Il 53% delle preferenze contro il 46% dello sfidante Italo Voza: questo l’esito del ballottaggio del giugno 2019 che portò Franco Alfieri, con 6221 voti, a essere eletto per la prima volta sindaco di Capaccio Paestum. Un risultato significativo, ancor di più se letto insieme al dato del primo turno, nel quale Alfieri riuscì quasi a doppiare gli sfidanti con 6459 voti, pari al 47,59% delle preferenze, rispetto al 27% di Italo Voza (3686 voti) e al 25,4% di Vincenzo Sica (3457 voti).
Il focus della Procura
Secondo gli inquirenti, il risultato elettorale potrebbe essere stato influenzato da un accordo con Roberto Squecco, condannato in via definitiva per associazione per delinquere di tipo mafioso e considerato “esponente dell’ala imprenditoriale del clan Marandino”.
L’accordo elettorale
Squecco avrebbe chiesto4, di salvare il lido Kennedy dall’abbattimento in cambio del sostegno elettorale.
Sarebbe stato lui ad allestire l’ottava lista a sostegno del candidato primo cittadino. Una lista che poi ottenne ben 865 voti. Un numero importante tanto che, come scrive il gip Annamaria Ferraiolo nella sua ordinanza, riuscì ad «assumere un ruolo decisivo per l’elezione del sindaco» e permise alla moglie di Squecco, Stefania Nobili di diventare capogruppo di maggioranza. In una conversazione agli atti dell’inchiesta, Squecco disse: «Io a questo signore io l’ho fatto eleggere, io l’ho portato qua, aveva fallito ad Agropoli, io l’ho preso da là e l’ho portato qua».
Celebre, all’indomani delle elezioni, fu poi la contestata sfilata di ambulanze, che sarebbe promossa proprio da Roberto Squecco, per celebrare il risultato.
Le minacce e l’ipotesi di un attentato
Alfieri, tuttavia, sarebbe stato anche vittima di questo presunto accordo elettorale, poiché l’iter per l’abbattimento della struttura non venne fermato. Tramite Antonio Bernardi, agente di polizia municipale e già candidato sindaco, e Michele Pecora, dipendente comunale, Alfieri avrebbe ricevuto minacce esplicite rivolte dallo Squecco e avrebbe rischiato addirittura un attentato, commissionato a tre soggetti di Baronissi (Antonio Cosentino e Domenico De Cesare con il figlio Vincenzo). «Lo dovete uccidere, scannare, legare ad una macchina». Queste le parole di Squecco emerse in un’altra intercettazione.
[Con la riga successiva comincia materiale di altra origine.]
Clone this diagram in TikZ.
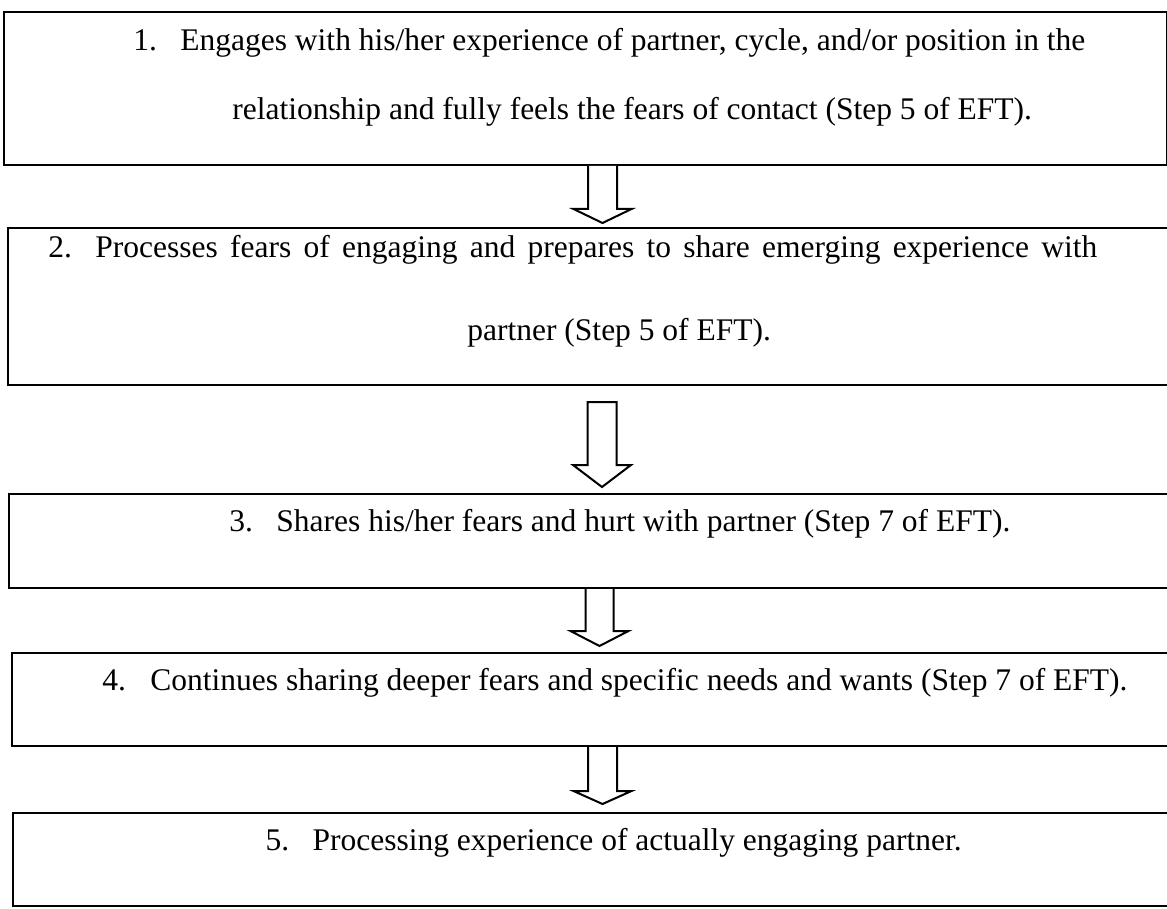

L’obiettivo era un attentato dinamitardo, una bomba sotto la sua auto, senza il politico a bordo, perché il committente voleva di costringere Alfieri a dirgli: «Robè ma che mi sta succedendo…». Qualcuno propose addirittura di accoltellarlo, Squecco disse di no. Venne organizzato un sopralluogo nei pressi del distributore di benzina ad Agropoli dove Alfieri ogni mattina, uscito da casa da Torchiara, parcheggiava la sua auto per incontrare amici, politici, imprenditori. L’accordo economico venne raggiunto ma, sul lungo termine, non si concretizzò. «I primi soldi che incasso sono i vostri» disse Squecco. Ma quell’incertezza nei pagamenti non convinse i baronissesi e l’attentato saltò.
La posizione di Maria Rosaria Picariello
Tra gli arrestati figura pure Maria Rosaria Picariello, la più votata nel 2024 con 1179 voti (elezioni su cui non risultano contestazioni). Picariello, secondo gli inquirenti, sarebbe stata a conoscenza delle minacce ad Alfieri. Tuttavia, le viene contestato il reato di favoreggiamento per aver fornito dichiarazioni mendaci e omissive alla Polizia Giudiziaria, aiutando Squecco, Bernardi e Pecora a eludere le indagini.